Now you're stuck between two bad options. Let it ride and hope they pay, which sometimes means they never do. Or write the awkward "just following up" email, which you keep pushing to tomorrow because chasing your own money feels like begging. So the invoice sits. And the longer it sits, the harder it gets to bring up, and the more it fades into a client who half forgot they owe you at all.

For a one-person shop or a small crew, that's real cash stuck in limbo. Not a rounding error on a big AR sheet. It's the payment that covers payroll, or the one that lets you breathe this month.

Why the usual fixes don't stick

A spreadsheet remembers, but only if you open it. The reminder to chase still lives in your head, so the spreadsheet is one more thing to check, not one less thing to do.

A bookkeeper once a week is better, but it's a lag. The client who went dark on Monday hears nothing until Friday, and by then it's a bigger, colder conversation.

Manual email works when you actually send it. You don't, because the awkward ones are the ones you skip, and the awkward ones are usually the ones that owe you the most.

A to-do app pings you. That's the trap. It hands the job back to you at a bad moment, when you're driving or on a call, and you swipe it away. It reminds. It doesn't do.

How Lagoda does it, step by step

1. You tell it who owes you. A voice note between meetings works. "Whitman owes me fourteen three, invoice went out the first, chase them if nothing lands by the fifteenth." Or you type it. Lagoda logs the name, the amount, the date, and the terms you gave it.

2. It tracks what you're owed. Everyone you flag sits in one list, called receivables. You ask "who still owes me" and it answers in a line: three clients, forty-one grand out, two already replied. No dashboard to open, no columns to sort.

3. It chases on your schedule. You set the rhythm. Three days after the due date, then weekly, or whatever you tell it. When a reminder comes due, Lagoda writes the message, matched to how late they are and how you talk. A gentle nudge on day three reads different from the one on day thirty.

4. You press send. The draft waits for you. You read it, change a word if you want, and send it, or tell Lagoda to send it for you. Nothing goes to a client without your ok. A reply from Lagoda means a reminder went out the way you asked, not a thing it fired off on its own.

5. You see the status. Who paid, who's silent, how many days late, what's queued next. You get the picture in a sentence when you ask, or in the morning brief if you want it there. When Whitman pays, the receipt gets filed and the chase stops on its own.

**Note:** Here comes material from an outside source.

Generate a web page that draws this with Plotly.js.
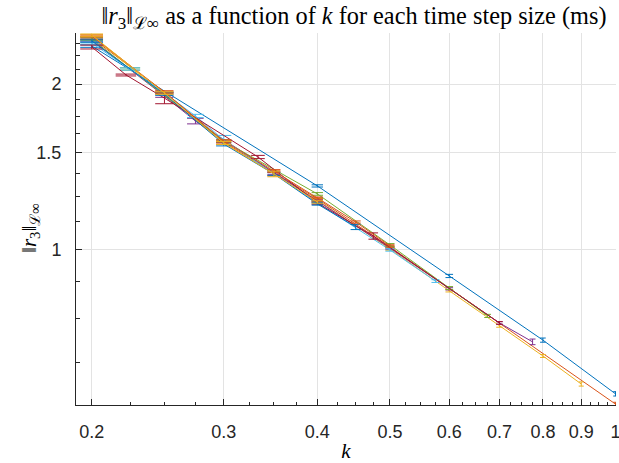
<!DOCTYPE html>
<html>
<head>
<meta charset="utf-8">
<script src="https://cdn.plot.ly/plotly-3.0.1.min.js"></script>
<style>html,body{margin:0;padding:0;background:#fff;}#chart{width:619px;height:463px;}</style>
</head>
<body>
<div id="chart"></div>
<script>
// ---- data ----
const k1 = [0.2, 0.4, 0.6, 0.8, 1.0];
const v1 = [2.345, 1.307, 0.897, 0.686, 0.548];
const e1 = [0.012, 0.006, 0.006, 0.006, 0.005];

const k2 = [0.2, 0.25, 0.3, 0.35, 0.4, 0.5, 1.0];
const v2 = [2.425, 1.935, 1.570, 1.380, 1.238, 1.013, 0.525];
const e2 = [0.015, 0.010, 0.012, 0.016, 0.006, 0.005, 0.004];

const k3 = [0.2, 0.3, 0.4, 0.5, 0.6, 0.7, 0.8, 0.9];
const v3 = [2.446, 1.564, 1.232, 1.004, 0.843, 0.728, 0.642, 0.571];
const e3 = [0.012, 0.010, 0.008, 0.005, 0.004, 0.004, 0.004, 0.005];

const k4 = [0.2, 0.25, 0.275, 0.35, 0.4, 0.5, 0.6, 0.7, 0.775];
const v4 = [2.405, 1.903, 1.714, 1.380, 1.227, 1.008, 0.850, 0.737, 0.681];
const e4 = [0.012, 0.010, 0.020, 0.008, 0.006, 0.005, 0.004, 0.004, 0.008];

const k5 = [0.2, 0.225, 0.3, 0.4, 0.5, 0.6, 0.675];
const v5 = [2.415, 2.131, 1.577, 1.264, 1.021, 0.853, 0.759];
const e5 = [0.012, 0.010, 0.008, 0.007, 0.006, 0.005, 0.005];

const k6 = [0.2, 0.225, 0.25, 0.275, 0.3, 0.4, 0.5, 0.575];
const v6 = [2.375, 2.131, 1.927, 1.751, 1.584, 1.217, 1.000, 0.878];
const e6 = [0.010, 0.010, 0.010, 0.012, 0.030, 0.006, 0.005, 0.005];

const k7 = [0.2, 0.2222, 0.25, 0.3333, 0.4, 0.475, 0.7];
const v7 = [2.336, 2.078, 1.887, 1.475, 1.217, 1.060, 0.737];
const e7 = [0.019, 0.008, 0.044, 0.010, 0.006, 0.014, 0.004];

const k8 = [0.2, 0.25, 0.3, 0.35, 0.4, 0.45];
const v8 = [2.395, 1.919, 1.557, 1.374, 1.212, 1.101];
const e8 = [0.012, 0.010, 0.012, 0.008, 0.006, 0.012];

const k9 = [0.2, 0.25, 0.3, 0.35, 0.4, 0.45, 0.5];
const v9 = [2.446, 1.935, 1.577, 1.391, 1.243, 1.124, 1.017];
const e9 = [0.010, 0.008, 0.008, 0.008, 0.005, 0.005, 0.005];

const k10 = [0.2, 0.25, 0.3, 0.35, 0.4];
const v10 = [2.455, 1.927, 1.564, 1.374, 1.222];
const e10 = [0.012, 0.010, 0.010, 0.016, 0.006];

const xTickVals = [0.2, 0.3, 0.4, 0.5, 0.6, 0.7, 0.8, 0.9, 1];
const xTickText = ['0.2', '0.3', '0.4', '0.5', '0.6', '0.7', '0.8', '0.9', '1'];
const xMinorVals = [0.225, 0.25, 0.275, 0.325, 0.35, 0.375, 0.425, 0.45, 0.475,
  0.525, 0.55, 0.575, 0.625, 0.65, 0.675, 0.725, 0.75, 0.775, 0.825, 0.85, 0.875,
  0.925, 0.95, 0.975];
const yTickVals = [1, 1.5, 2];
const yTickText = ['1', '1.5', '2'];
const yMinorVals = [0.625, 0.75, 0.875, 1.125, 1.25, 1.375, 1.625, 1.75, 1.875, 2.125, 2.25, 2.375];

// ---- styling ----
const colors = ['#0072BD', '#D95319', '#EDB120', '#7E2F8E', '#77AC30', '#4DBEEE', '#A2142F'];
const capHalf = 0.007; // cap half-length in k units
const series = [
  [k1, v1, e1], [k2, v2, e2], [k3, v3, e3], [k4, v4, e4], [k5, v5, e5],
  [k6, v6, e6], [k7, v7, e7], [k8, v8, e8], [k9, v9, e9], [k10, v10, e10]
];

const traces = [];
series.forEach((s, i) => {
  const [k, v, e] = s;
  const c = colors[i % colors.length];
  traces.push({
    type: 'scatter', mode: 'lines', x: k, y: v,
    line: {color: c, width: 1},
    hoverinfo: 'skip'
  });
  // error bars: vertical stem plus top and bottom caps, built from the data arrays
  const bx = [], by = [];
  k.forEach((kk, j) => {
    const hi = v[j] + e[j], lo = v[j] - e[j];
    bx.push(kk, kk, null);              by.push(lo, hi, null);
    bx.push(kk - capHalf, kk + capHalf, null); by.push(hi, hi, null);
    bx.push(kk - capHalf, kk + capHalf, null); by.push(lo, lo, null);
  });
  traces.push({
    type: 'scatter', mode: 'lines', x: bx, y: by,
    line: {color: c, width: 1}, connectgaps: false,
    hoverinfo: 'skip'
  });
});

const axisColor = '#262626';
const tickFont = {family: 'Liberation Sans, Arial, sans-serif', size: 18, color: axisColor};
const serif = 'Liberation Serif, DejaVu Serif, serif';

const layout = {
  width: 619, height: 463,
  margin: {l: 76, r: 3, t: 33, b: 58},
  showlegend: false,
  paper_bgcolor: '#ffffff', plot_bgcolor: '#ffffff',
  title: {
    text: '‖<i>r</i><sub>3</sub>‖<sub>ℒ∞</sub> as a function of <i>k</i> for each time step size (ms)',
    font: {family: serif, size: 24.3, color: '#000000'},
    x: 0.5 + 8 / 540, xref: 'paper', xanchor: 'center',
    y: 1 - 15 / 463, yref: 'container', yanchor: 'middle'
  },
  xaxis: {
    type: 'log', range: [Math.log10(0.1905), Math.log10(1.0015)],
    tickmode: 'array', tickvals: xTickVals, ticktext: xTickText,
    ticks: 'inside', ticklen: 6, tickwidth: 1, tickcolor: axisColor,
    showline: true, linecolor: axisColor, linewidth: 1, mirror: false,
    showgrid: true, gridcolor: '#e3e3e3', gridwidth: 1, zeroline: false,
    tickfont: tickFont, ticklabelstandoff: 10, ticklabeloverflow: 'allow',
    minor: {tickmode: 'array', tickvals: xMinorVals, ticks: 'inside', ticklen: 3.5, tickwidth: 1, tickcolor: axisColor, showgrid: false},
    title: {text: '<i>k</i>', font: {family: serif, size: 21, color: '#000000'}, standoff: 2}
  },
  yaxis: {
    type: 'log', range: [Math.log10(0.523), Math.log10(2.477)],
    tickmode: 'array', tickvals: yTickVals, ticktext: yTickText,
    ticks: 'inside', ticklen: 6, tickwidth: 1, tickcolor: axisColor,
    showline: true, linecolor: axisColor, linewidth: 1, mirror: false,
    showgrid: true, gridcolor: '#e3e3e3', gridwidth: 1, zeroline: false,
    tickfont: tickFont, ticklabelstandoff: 10,
    minor: {tickmode: 'array', tickvals: yMinorVals, ticks: 'inside', ticklen: 3.5, tickwidth: 1, tickcolor: axisColor, showgrid: false}
  },
  annotations: [{
    text: '‖<i>r</i><sub>3</sub>‖<sub>ℒ∞</sub>',
    xref: 'paper', yref: 'paper',
    x: (30 - 76) / 540, y: (405 - 228) / 372,
    xanchor: 'center', yanchor: 'middle', textangle: -90, showarrow: false,
    font: {family: serif, size: 21, color: '#000000'}
  }]
};

Plotly.newPlot('chart', traces, layout, {displayModeBar: false, staticPlot: true});
</script>
</body>
</html>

The whole thing runs by voice or text in Telegram. You request access, a person sets you up, and it answers only to you. Same privacy rule as everything else Lagoda touches. It doesn't read your other chats and it doesn't pull anything out of your accounts you didn't hand it.

Who this isn't for

If you run a real accounts-receivable department, with staff whose job is collections and a system that auto-sends dunning letters at scale, Lagoda isn't that. It's built for the owner who is the AR department, not the enterprise that has one.

And if you want a tool that fires reminders on full autopilot, no human in the loop, this isn't it either. Lagoda drafts and you approve, on purpose. If you'd rather never see the reminders before they go, you want a different product.

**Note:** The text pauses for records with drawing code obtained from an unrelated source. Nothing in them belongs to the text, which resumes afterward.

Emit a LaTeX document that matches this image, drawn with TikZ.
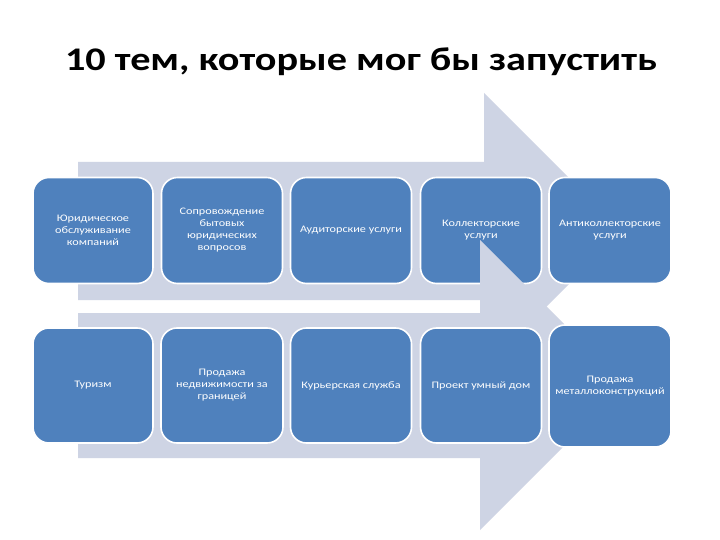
\documentclass[tikz,border=0pt]{standalone}
\usepackage{fontspec}
\setmainfont{Carlito}[FakeStretch=1.22]
\newfontfamily\titlefont{Carlito}[FakeStretch=1.22]
\definecolor{boxblue}{HTML}{4F81BD}
\definecolor{arrowgray}{HTML}{CED4E4}
\begin{document}
\begin{tikzpicture}[x=1bp,y=-1bp,
  bigarrow/.style={fill=arrowgray,draw=none},
  topic/.style={draw=white,line width=1.6bp,fill=boxblue,rounded corners=16bp,
    text=white,align=center,inner sep=0pt,
    font=\fontsize{10bp}{12bp}\selectfont},
  heading/.style={font=\titlefont\bfseries\fontsize{33bp}{38bp}\selectfont,text=black,anchor=base}]
\useasboundingbox[fill=white] (0,0) rectangle (720,540);
\node[heading] (title) at (361,71) {10 тем, которые мог бы запустить};
% first arrow
\fill[bigarrow] (78,162) -- (484,162) -- (484,93) -- (622,231) -- (484,369) -- (484,300) -- (78,300) -- cycle;
% row 1
\node[topic,minimum width=120bp,minimum height=106bp] (a1) at (93,230.5) {Юридическое\\обслуживание\\компаний};
\node[topic,minimum width=121bp,minimum height=106bp] (a2) at (222,230.5) {Сопровождение\\бытовых\\юридических\\вопросов};
\node[topic,minimum width=121bp,minimum height=106bp] (a3) at (351,230.5) {Аудиторские услуги};
\node[topic,minimum width=121bp,minimum height=106bp] (a4) at (481,230.5) {Коллекторские\\услуги};
\node[topic,minimum width=122bp,minimum height=106bp] (a5) at (610,230.5) {Антиколлекторские\\услуги};
% second arrow
\fill[bigarrow] (78,313) -- (480,313) -- (480,240) -- (625,385) -- (480,530) -- (480,458) -- (78,458) -- cycle;
% row 2
\node[topic,minimum width=120bp,minimum height=115bp] (b1) at (93,385.5) {Туризм};
\node[topic,minimum width=122bp,minimum height=115bp] (b2) at (222,385.5) {Продажа\\недвижимости за\\границей};
\node[topic,minimum width=121bp,minimum height=115bp] (b3) at (351,385.5) {Курьерская служба};
\node[topic,minimum width=121bp,minimum height=115bp] (b4) at (481,385.5) {Проект умный дом};
\node[topic,minimum width=122bp,minimum height=122bp] (b5) at (610,386) {Продажа\\металлоконструкций};
\end{tikzpicture}
\end{document}
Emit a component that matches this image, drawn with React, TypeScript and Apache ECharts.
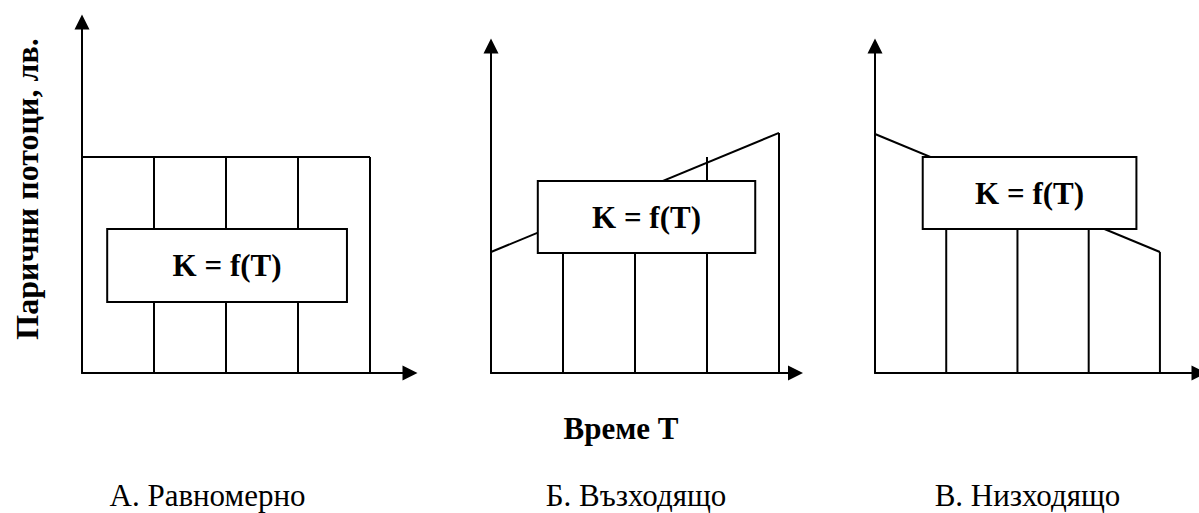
import React, { useEffect, useRef } from "react";
import * as echarts from "echarts";

// ---- data (value units: x in periods, y in money units) ----
const verticalPeriods = [1, 2, 3, 4];

// Panel A – even cash flows
const outlineA = [
  [0, 60],
  [4, 60],
];
const verticalTopsA = [60, 60, 60, 60];

// Panel Б – rising cash flows
const outlineB = [
  [0, 33.6],
  [4, 66.7],
];
const verticalTopsB = [42, 50, 60, 66.7];

// Panel В – falling cash flows
const outlineC = [
  [0, 66.4],
  [4, 33.6],
];
const verticalTopsC = [58, 50, 42, 33.6];

// K = f(T) boxes: [x0, x1, y0, y1]
const boxA = [0.35, 3.68, 19.7, 40];
const boxB = [0.65, 3.67, 33.3, 53.3];
const boxC = [0.67, 3.67, 40, 60];

const boxLabel = "K = f(T)";
const yTitle = "Парични потоци, лв.";
const xTitle = "Време T";
const panelTitles = ["А. Равномерно", "Б. Възходящо", "В. Низходящо"];

// ---- layout ----
const W = 1199;
const H = 513;
const PX_PER_PERIOD = 72;
const PX_PER_UNIT = 3.6;
const FONT = "Liberation Serif, Times New Roman, serif";
const titleX = [207.5, 636, 1027.5];

const panels = [
  { left: 82, top: 22, width: 328, height: 351, outline: outlineA, tops: verticalTopsA, box: boxA },
  { left: 491, top: 46, width: 304.5, height: 327, outline: outlineB, tops: verticalTopsB, box: boxB },
  { left: 875, top: 46, width: 327.5, height: 327, outline: outlineC, tops: verticalTopsC, box: boxC },
];

const axisLine = {
  show: true,
  onZero: false,
  symbol: ["none", "triangle"],
  symbolSize: [15, 15],
  lineStyle: { color: "#000", width: 2 },
};

export default function App() {
  const ref = useRef<HTMLDivElement>(null);

  useEffect(() => {
    if (!ref.current) return;
    const chart = echarts.init(ref.current, null, { renderer: "svg" });

    const grid = panels.map((p) => ({
      left: p.left,
      top: p.top,
      width: p.width,
      height: p.height,
      containLabel: false,
    }));
    const xAxis = panels.map((p, i) => ({
      type: "value",
      gridIndex: i,
      min: 0,
      max: p.width / PX_PER_PERIOD,
      axisLine,
      axisTick: { show: false },
      axisLabel: { show: false },
      splitLine: { show: false },
    }));
    const yAxis = panels.map((p, i) => ({
      type: "value",
      gridIndex: i,
      min: 0,
      max: p.height / PX_PER_UNIT,
      axisLine,
      axisTick: { show: false },
      axisLabel: { show: false },
      splitLine: { show: false },
    }));

    const series: any[] = [];
    panels.forEach((p, i) => {
      series.push({
        type: "line",
        xAxisIndex: i,
        yAxisIndex: i,
        data: p.outline,
        showSymbol: false,
        symbol: "none",
        lineStyle: { color: "#000", width: 2 },
        z: 2,
        silent: true,
      });
      series.push({
        type: "custom",
        xAxisIndex: i,
        yAxisIndex: i,
        data: verticalPeriods.map((x, k) => [x, p.tops[k]]),
        encode: { x: 0, y: 1 },
        z: 2,
        silent: true,
        renderItem: (_params: any, api: any) => {
          const x = api.value(0);
          const top = api.value(1);
          const p0 = api.coord([x, 0]);
          const p1 = api.coord([x, top]);
          return {
            type: "line",
            shape: { x1: p0[0], y1: p0[1], x2: p1[0], y2: p1[1] },
            style: { stroke: "#000", lineWidth: 2 },
          };
        },
      });
      series.push({
        type: "custom",
        xAxisIndex: i,
        yAxisIndex: i,
        data: [p.box],
        encode: { x: [0, 1], y: [2, 3] },
        z: 5,
        silent: true,
        renderItem: (_params: any, api: any) => {
          const a = api.coord([api.value(0), api.value(3)]);
          const b = api.coord([api.value(1), api.value(2)]);
          return {
            type: "group",
            children: [
              {
                type: "rect",
                shape: { x: a[0], y: a[1], width: b[0] - a[0], height: b[1] - a[1] },
                style: { fill: "#fff", stroke: "#000", lineWidth: 2 },
              },
              {
                type: "text",
                x: (a[0] + b[0]) / 2,
                y: (a[1] + b[1]) / 2,
                style: {
                  text: boxLabel,
                  align: "center",
                  verticalAlign: "middle",
                  fontSize: 31,
                  fontWeight: "bold",
                  fontFamily: FONT,
                  fill: "#000",
                },
              },
            ],
          };
        },
      });
    });

    const graphic: any[] = [
      {
        type: "text",
        x: 27,
        y: 189,
        rotation: Math.PI / 2,
        style: {
          text: yTitle,
          align: "center",
          verticalAlign: "middle",
          fontSize: 32,
          fontWeight: "bold",
          fontFamily: FONT,
          fill: "#000",
        },
      },
      {
        type: "text",
        x: 621,
        y: 428,
        style: {
          text: xTitle,
          align: "center",
          verticalAlign: "middle",
          fontSize: 31,
          fontWeight: "bold",
          fontFamily: FONT,
          fill: "#000",
        },
      },
      ...panelTitles.map((t, i) => ({
        type: "text",
        x: titleX[i],
        y: 495,
        style: {
          text: t,
          align: "center",
          verticalAlign: "middle",
          fontSize: 31,
          fontFamily: FONT,
          fill: "#000",
        },
      })),
    ];

    chart.setOption({
      animation: false,
      backgroundColor: "#fff",
      grid,
      xAxis,
      yAxis,
      series,
      graphic,
    });

    return () => chart.dispose();
  }, []);

  return (
    <div
      ref={ref}
      style={{ position: "fixed", left: 0, top: 0, width: W, height: H }}
    />
  );
}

Does Lagoda send the reminders automatically?

No. It drafts the reminder and holds it until you press send, or until you tell it to send that one for you. Nothing goes to a client without your ok. You can set the chase schedule so the drafts show up on time, but the send is always your call.

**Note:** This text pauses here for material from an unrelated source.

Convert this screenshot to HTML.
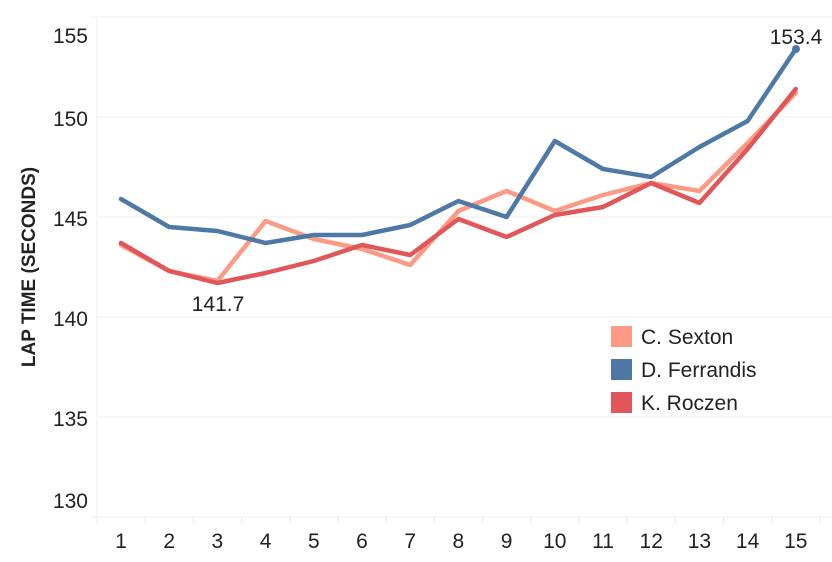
<!DOCTYPE html>
<html><head><meta charset="utf-8"><style>
body{margin:0;background:#fff;}
svg text{font-family:"Liberation Sans",sans-serif;}
</style></head><body>
<svg width="832" height="557" xmlns="http://www.w3.org/2000/svg">
<g stroke="#efefef" stroke-width="1">
<line x1="90" y1="17" x2="832" y2="17"/>
<line x1="97" y1="117" x2="832" y2="117"/>
<line x1="97" y1="217" x2="832" y2="217"/>
<line x1="97" y1="317" x2="832" y2="317"/>
<line x1="97" y1="417" x2="832" y2="417"/>
<line x1="90" y1="517" x2="832" y2="517"/>
<line x1="97" y1="17" x2="97" y2="524"/>
</g>
<g stroke="#e8e8e8" stroke-width="1" id="ticks"></g>
<g font-size="21" fill="#222" text-anchor="end">
<text x="88" y="43">155</text>
<text x="88" y="126">150</text>
<text x="88" y="226">145</text>
<text x="88" y="326">140</text>
<text x="88" y="426">135</text>
<text x="88" y="508">130</text>
</g>
<text transform="translate(35,267) rotate(-90)" font-size="19" font-weight="bold" fill="#222" text-anchor="middle">LAP TIME (SECONDS)</text>
<g id="xl" font-size="21" fill="#222" text-anchor="middle"></g>
<g id="lines" fill="none" stroke-width="4.5" stroke-linejoin="round" stroke-linecap="round"></g>
<circle cx="796" cy="49" r="4" fill="#4e79a7"/>
<text x="796" y="44" font-size="21" fill="#222" text-anchor="middle">153.4</text>
<text x="218" y="311" font-size="21" fill="#222" text-anchor="middle">141.7</text>
<rect x="611" y="326" width="21" height="21" fill="#fc9a84"/>
<rect x="611" y="359" width="21" height="21" fill="#4e79a7"/>
<rect x="611" y="392" width="21" height="21" fill="#e15759"/>
<g font-size="21" fill="#222">
<text x="641" y="344">C. Sexton</text>
<text x="641" y="377">D. Ferrandis</text>
<text x="641" y="410">K. Roczen</text>
</g>
</svg>
<script>
var ns="http://www.w3.org/2000/svg";
function X(i){return 121+i*48.2;}
function Y(v){return 517-(v-130)*20;}
var xl=document.getElementById("xl"),tk=document.getElementById("ticks");
for(var i=0;i<15;i++){var t=document.createElementNS(ns,"text");t.setAttribute("x",X(i));t.setAttribute("y",548);t.textContent=i+1;xl.appendChild(t);
var l=document.createElementNS(ns,"line");var xx=97+(i+1)*48.2;l.setAttribute("x1",xx);l.setAttribute("x2",xx);l.setAttribute("y1",517);l.setAttribute("y2",524);tk.appendChild(l);}
var S=[
["#fc9a84",[143.6,142.3,141.8,144.8,143.9,143.4,142.6,145.3,146.3,145.3,146.1,146.7,146.3,148.7,151.2]],
["#e15759",[143.7,142.3,141.7,142.2,142.8,143.6,143.1,144.9,144.0,145.1,145.5,146.7,145.7,148.4,151.4]],
["#4e79a7",[145.9,144.5,144.3,143.7,144.1,144.1,144.6,145.8,145.0,148.8,147.4,147.0,148.5,149.8,153.4]]];
var g=document.getElementById("lines");
S.forEach(function(s){var p=s[1].map(function(v,i){return X(i)+","+Y(v);}).join(" ");
var e=document.createElementNS(ns,"polyline");e.setAttribute("points",p);e.setAttribute("stroke",s[0]);g.appendChild(e);});
</script>
</body></html>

How does it know who owes me?

You tell it, by voice note or text. Say who owes you, how much, and when the invoice went out, and Lagoda logs it. There's no import of your whole accounting file and no crawl of your inbox. It knows what you handed it, nothing more.

Is my client data safe?

Yes. Lagoda answers only to you and lives in its own thread. It doesn't read your other chats, doesn't scrape your messengers, and doesn't pull from your accounts. Your list of who owes you stays yours. That's the privacy-by-design rule the whole product runs on.

What messenger does it use?

Telegram. You talk to it there by voice or text, the same way you'd message a person. Your reminders, your receivables list, and the morning brief all live in that one thread.

Do I need to install anything?

No. There's no app to download and no dashboard to learn. It's a text thread you already know how to use. You request access, a person sets you up, and you start talking to it.